Jazzin’ Up Polk
New Orleanians plan wine tavern
Close friends, a hurricane and an empty storefront have set the stage for a new wine bar and tasting room in downtown Independence. Oh, there will be food there as well.
The space, located at the intersection of Main Street and Monmouth, was empty at the end of March, except for a desk with some chairs. Blue tape on the wood floor marked the layout for the open kitchen, counter and display case that will, once it comes to fruition, become Valkyrie Wine Tavern.
Savannah Pearce and Lindsay Darling are creating the venture after the adventure of moving to Oregon from New Orleans, where they met and were living when Hurricane Katrina lashed and flooded the city, making thousands of refugees, Darling and Pearce included. Although they were out of town when it hit, they returned to a city in chaos.
The friends’ sudden displacement took them to Portland, where Pearce said Darling fell instantly in love with her new surroundings. “I looked at her in the cab from the airport and said, ‘You’re never leaving, are you?’”
The next day, Darling enrolled in culinary school, but that was no stretch; she comes from a family of restaurateurs; in fact, her parents cooked for actors Kurt Russell and Goldie Hawn during the filming of the 1987 movie “Overboard.” As a result, Darling learned her way around a commercial kitchen. “I would get grounded, and my mom would just put me on the schedule,” Darling explained, revealing precociousness that shaped her love of food.
But it was in the wake of Katrina when Darling experienced her culinary epiphany. Five trees fell on her parents’ house, smashing the detached wine cellar. It was in that setting, her chef dad made French onion soup and dark chocolate candied orange peel. “We ate that with Port and fine wines,” she said. Despite their best efforts, the general chaos of the city drove the pair, like so many others, to move away; that’s how they landed in Portland.

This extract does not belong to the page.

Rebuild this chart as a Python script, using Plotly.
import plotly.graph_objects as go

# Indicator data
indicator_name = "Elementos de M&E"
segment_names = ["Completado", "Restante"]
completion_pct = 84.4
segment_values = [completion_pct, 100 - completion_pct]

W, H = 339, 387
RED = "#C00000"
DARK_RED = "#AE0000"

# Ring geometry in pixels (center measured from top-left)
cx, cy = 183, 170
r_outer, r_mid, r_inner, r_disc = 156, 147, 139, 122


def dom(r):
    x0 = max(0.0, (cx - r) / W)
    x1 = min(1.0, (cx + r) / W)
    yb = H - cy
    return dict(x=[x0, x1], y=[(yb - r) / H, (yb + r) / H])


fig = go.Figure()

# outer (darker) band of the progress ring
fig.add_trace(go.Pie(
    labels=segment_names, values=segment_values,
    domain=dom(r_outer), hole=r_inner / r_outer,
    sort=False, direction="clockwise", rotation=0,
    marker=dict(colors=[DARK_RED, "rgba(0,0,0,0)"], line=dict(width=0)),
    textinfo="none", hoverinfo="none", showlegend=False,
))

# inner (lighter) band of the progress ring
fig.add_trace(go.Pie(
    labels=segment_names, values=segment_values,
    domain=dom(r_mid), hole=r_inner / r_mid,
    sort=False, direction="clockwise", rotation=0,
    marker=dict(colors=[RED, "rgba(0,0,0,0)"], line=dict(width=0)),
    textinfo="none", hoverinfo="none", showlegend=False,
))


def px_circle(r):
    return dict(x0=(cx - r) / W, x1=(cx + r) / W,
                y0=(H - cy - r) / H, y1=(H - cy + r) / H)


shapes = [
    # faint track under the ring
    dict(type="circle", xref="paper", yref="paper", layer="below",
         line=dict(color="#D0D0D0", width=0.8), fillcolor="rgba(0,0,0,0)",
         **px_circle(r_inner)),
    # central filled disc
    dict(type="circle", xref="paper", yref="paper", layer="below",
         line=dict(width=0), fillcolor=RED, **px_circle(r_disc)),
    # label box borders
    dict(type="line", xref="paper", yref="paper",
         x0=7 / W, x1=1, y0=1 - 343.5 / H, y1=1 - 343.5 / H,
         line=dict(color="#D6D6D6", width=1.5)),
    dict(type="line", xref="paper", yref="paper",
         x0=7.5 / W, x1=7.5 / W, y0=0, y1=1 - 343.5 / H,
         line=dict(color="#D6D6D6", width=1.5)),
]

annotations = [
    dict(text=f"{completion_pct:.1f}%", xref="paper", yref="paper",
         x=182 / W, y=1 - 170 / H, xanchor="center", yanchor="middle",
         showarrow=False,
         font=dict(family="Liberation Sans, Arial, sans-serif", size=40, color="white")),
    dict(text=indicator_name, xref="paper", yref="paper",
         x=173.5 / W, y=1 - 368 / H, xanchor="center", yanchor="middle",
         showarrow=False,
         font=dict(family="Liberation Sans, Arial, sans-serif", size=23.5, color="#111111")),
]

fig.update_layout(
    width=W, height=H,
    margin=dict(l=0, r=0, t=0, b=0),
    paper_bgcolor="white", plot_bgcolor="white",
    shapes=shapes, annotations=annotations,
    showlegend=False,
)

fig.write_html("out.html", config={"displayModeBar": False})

After a brief stint owning a hair salon, Pearce moved to Independence, where her family has roots. She enrolled in the Chemeketa Northwest Wine Studies program and started flexing her entrepreneurial sensibilities with an eye on that certain storefront she’d remembered when she was a kid visiting family.
When Pearce saw the space for rent, she figured it’d be leased quickly, but there it stood, available and calling her name. So, she jumped on it. Pearce convinced Darling to join her in creating a wine bar and tasting room with the promise of designing her own food menu. Running the kitchen on her own terms was important to Darling. “If we’re not having fun, then it’s not worth our time,” she said. Pearce agreed.

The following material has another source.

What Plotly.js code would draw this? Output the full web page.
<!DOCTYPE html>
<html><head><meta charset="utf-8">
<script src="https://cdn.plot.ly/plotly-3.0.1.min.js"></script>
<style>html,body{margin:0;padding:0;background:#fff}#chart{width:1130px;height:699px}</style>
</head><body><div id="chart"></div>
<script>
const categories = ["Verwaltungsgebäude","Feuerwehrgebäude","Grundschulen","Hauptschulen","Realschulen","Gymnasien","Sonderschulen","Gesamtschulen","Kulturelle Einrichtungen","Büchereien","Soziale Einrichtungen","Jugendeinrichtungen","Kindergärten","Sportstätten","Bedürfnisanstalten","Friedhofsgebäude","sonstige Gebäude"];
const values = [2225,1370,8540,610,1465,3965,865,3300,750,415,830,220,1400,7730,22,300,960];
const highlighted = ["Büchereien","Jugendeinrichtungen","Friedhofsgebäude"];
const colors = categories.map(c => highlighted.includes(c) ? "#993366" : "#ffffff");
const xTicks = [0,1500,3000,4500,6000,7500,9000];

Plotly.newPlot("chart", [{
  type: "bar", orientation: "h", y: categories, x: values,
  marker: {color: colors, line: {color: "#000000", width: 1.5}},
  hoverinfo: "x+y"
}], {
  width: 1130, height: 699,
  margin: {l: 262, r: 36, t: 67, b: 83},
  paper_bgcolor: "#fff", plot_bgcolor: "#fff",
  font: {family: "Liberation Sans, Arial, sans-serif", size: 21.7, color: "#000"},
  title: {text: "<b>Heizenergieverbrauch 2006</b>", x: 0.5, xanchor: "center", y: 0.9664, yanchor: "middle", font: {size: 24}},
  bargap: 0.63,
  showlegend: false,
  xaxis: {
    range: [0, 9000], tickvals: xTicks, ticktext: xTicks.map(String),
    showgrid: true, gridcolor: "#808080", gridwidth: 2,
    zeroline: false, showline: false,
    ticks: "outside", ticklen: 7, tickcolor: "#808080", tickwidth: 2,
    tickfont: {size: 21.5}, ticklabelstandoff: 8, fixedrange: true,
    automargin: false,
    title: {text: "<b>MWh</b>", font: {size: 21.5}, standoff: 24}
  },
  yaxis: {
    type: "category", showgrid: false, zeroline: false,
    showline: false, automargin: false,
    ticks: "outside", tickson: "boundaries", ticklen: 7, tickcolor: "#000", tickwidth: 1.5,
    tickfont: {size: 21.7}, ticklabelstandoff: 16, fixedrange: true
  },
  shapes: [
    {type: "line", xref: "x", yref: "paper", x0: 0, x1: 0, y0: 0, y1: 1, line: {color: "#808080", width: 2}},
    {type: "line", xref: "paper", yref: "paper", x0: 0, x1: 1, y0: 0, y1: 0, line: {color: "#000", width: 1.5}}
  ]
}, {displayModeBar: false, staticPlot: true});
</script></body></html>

With details still being planned, the pair says they plan to offer small, shareable plates with counter service, describing their approach in terms of high quality ingredients. “There will be rabbit and frog legs, and possible crawfish,” Darling alluded.

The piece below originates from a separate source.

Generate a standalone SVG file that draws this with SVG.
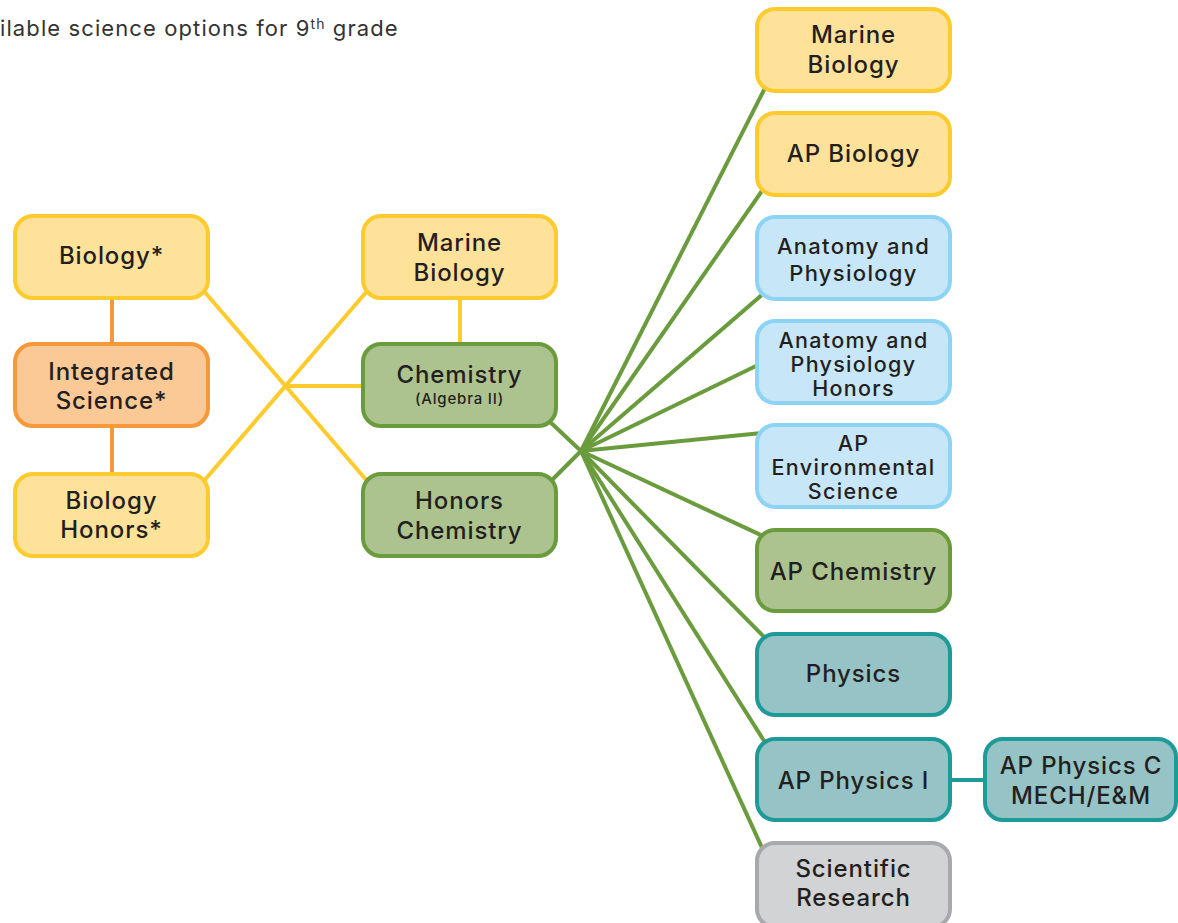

As for the location, Pearce says she has a powerful sense that downtown Independence is about to take off as a destination. Shawn Irvine, the economic development director with the city, not surprisingly, shares her enthusiasm. He first met Pearce when she came to the city as a Chemeketa student to present a class project on brand identity strategies for the Polk County wine region. He calls her timing perfect.
“It’s been 20 years in the making,” Irvine added, describing the emerging downtown, which is coming of age with new bars, new shops, and now a planned hotel and convention center. Valkyrie Wine Tavern fits perfectly into to his vision.
“We saw an opportunity to position Independence as the hub of wine country in Polk County,” he said. “It’s going to be a great addition to the town.”
And he’s probably right, considering Darling and Pearce add a certain hipness to the town. The former Big Easy roller derby queens plan to bring a youthful spirit to Valkyrie. “Independence doesn’t have any after parties,” Pearce said, suggesting they could help correct that situation.